The expertise in this forum gives me pause. So many professionals in the flavor trades.
It helps enormously to taste two different espressos at a time. "This is more bitter than that," accompanied by "I prefer that one to this," and "This is Brazilian, that is Guatemalan" and "That one was abused worse during roasting," is easy, and useful.
I'm also taking a sip and finishing the phrase, "I wish this espresso were more ..." This throws up a lot of off-balance flavors, and telling thoughts such as " ... more like that first roast I did ... using a pierced vegetable steamer not a solid baking sheet."
The academic in me now wants to construct a database -- a cross-linked concordance of pro, sales, scientific, commonplace and likely flavor terms, including disambiguations, often-found-with terms ("earthy" with "rustic," "complex," "low-acidity," etc) and connotations for good and bad with notes on typical origin and processing characteristics, tentative guesses at aroma compounds -- and where else they occur -- and, related to that, the commonplace "smells like" descriptors; and, last but not least, what experts suggest you can do to get more of the flavor, and less of it.
Ideally, it would be a wiki. Anyone know how?
Today, though, the hedonist in me is dispirited because all five of my current experiments ("let's see what Central and South America taste like as espresso two minutes after first crack") were slow, baked, steamed, underdone, and now I don't like drinking them. Yes, I know, I know. Immediately, I corrected my approach. I abandoned the baking sheet, ripped to pieces a wire-mesh strainer and flattened it into a custom tray, cranked up the thermostat, and lo and behold, 3oz of Brazilians to first crack in 3 mins. Oh, oh, oh. No.
("Ah, young grind-hopper, you are fortunate indeed to be experiencing this so early. When you can snatch the coffee-bean from my hand, you will be ready to surf the e-Bay in search of a third-hand Pavoni ...")
So. Descriptors of the day:
peasy -- I assume this is the correct term for what is indeed like a faint smell of uncooked dried peas coming up to the boil. Take six or eight raw chana dal (yellow split pea) and rub them between your palms with a teaspoonful of water. Inhale. That's the essence of it turned up to a much higher volume. Not violently nasty, but definitively raw. Must be some enzyme warning the human digestive system that this means stomach-ache.

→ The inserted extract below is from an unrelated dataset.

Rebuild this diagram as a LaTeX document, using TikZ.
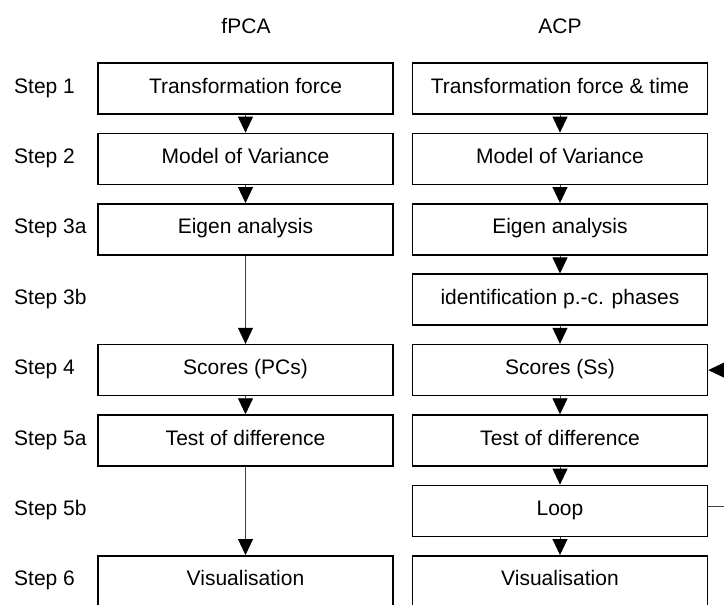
\documentclass[tikz,border=0pt]{standalone}
\usepackage{fontspec}
\setmainfont{Liberation Sans}
\usetikzlibrary{arrows.meta}
\begin{document}
\begin{tikzpicture}[x=1pt,y=-1pt,
  every node/.style={font=\fontsize{21}{25}\selectfont, text height=15pt, text depth=6pt, inner sep=0pt},
  stepbox/.style={draw, line width=1.5pt, minimum width=295pt, minimum height=51pt},
  steplabel/.style={anchor=west},
  header/.style={text depth=0pt},
  conn/.style={draw=black!75, line width=0.9pt, -{Triangle[width=15pt,length=16pt,color=black,fill=black]}}
]
\useasboundingbox (0,0) rectangle (724,605);
\clip (0,0) rectangle (724,605);
% headers
\node[header] (hL) at (246,26.5) {fPCA};
\node[header] (hR) at (560,26.5) {ACP};
% step labels
\node[steplabel] (s1) at (14,88.5) {Step 1};
\node[steplabel] (s2) at (14,158.9) {Step 2};
\node[steplabel] (s3a) at (14,229.3) {Step 3a};
\node[steplabel] (s3b) at (14,299.7) {Step 3b};
\node[steplabel] (s4) at (14,370.1) {Step 4};
\node[steplabel] (s5a) at (14,440.5) {Step 5a};
\node[steplabel] (s5b) at (14,510.9) {Step 5b};
\node[steplabel] (s6) at (14,581.3) {Step 6};
% left column
\node[stepbox] (L1) at (245.5,88.5) {Transformation force};
\node[stepbox] (L2) at (245.5,158.9) {Model of Variance};
\node[stepbox] (L3) at (245.5,229.3) {Eigen analysis};
\node[stepbox] (L4) at (245.5,370.1) {Scores (PCs)};
\node[stepbox] (L5) at (245.5,440.5) {Test of difference};
\node[stepbox] (L6) at (245.5,581.3) {Visualisation};
% right column
\node[stepbox] (R1) at (560,88.5) {Transformation force \& time};
\node[stepbox] (R2) at (560,158.9) {Model of Variance};
\node[stepbox] (R3) at (560,229.3) {Eigen analysis};
\node[stepbox] (R4) at (560,299.7) {identification p.-c. phases};
\node[stepbox] (R5) at (560,370.1) {Scores (Ss)};
\node[stepbox] (R6) at (560,440.5) {Test of difference};
\node[stepbox] (R7) at (560,510.9) {Loop};
\node[stepbox] (R8) at (560,581.3) {Visualisation};
% connectors left
\draw[conn] (L1) -- (L2);
\draw[conn] (L2) -- (L3);
\draw[conn] (L3) -- (L4);
\draw[conn] (L4) -- (L5);
\draw[conn] (L5) -- (L6);
% connectors right
\draw[conn] (R1) -- (R2);
\draw[conn] (R2) -- (R3);
\draw[conn] (R3) -- (R4);
\draw[conn] (R4) -- (R5);
\draw[conn] (R5) -- (R6);
\draw[conn] (R6) -- (R7);
\draw[conn] (R7) -- (R8);
% loop back
\coordinate (loopx) at (745,440);
\draw[conn] ([yshift=4pt]R7.east) -| (loopx) |- (R5.east);
\end{tikzpicture}
\end{document}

flat -- the beans, even three days post-roast, do not smell enough to be convincing, and -- this is particularly heartbreaking -- even when only just ground. This lack of aroma characterizes the brew, too. The grinds even smell a little bit tired-green-vegetably behind what coffee aroma they do have. Tired is another good word to describe it. Not stale, just exhausted before they even start. This one is hard to explain. It was easiest noticed by comparison with a roast that had worked.
acrid -- I think is the right word -- it bites slightly on the sides and at the back of the tongue, in the skin where there aren't taste-buds. Faintly corrosive, "sore throat" sensation, as at the beginning of a cold. I have until now associated this with burnt and scorched beans. Not just, it seems.
a wonderfully vivid and distinctive tongue sensation for which I have no word. It's neither ordinary bitter (largely back-of-the-tongue) nor ordinary sour (saliva-provoking), but a sensation of something in between and combined. It's not astringent. It's like tasting bitter in all the places on the tongue where you'd expect something to taste acidic; it's a lightweight, bright, slightly clinging, whole-tongue bitter, as though the inside of my mouth had been flash-coated with microdroplets of quinine. Is this "lemon-peel"? Trigonelline?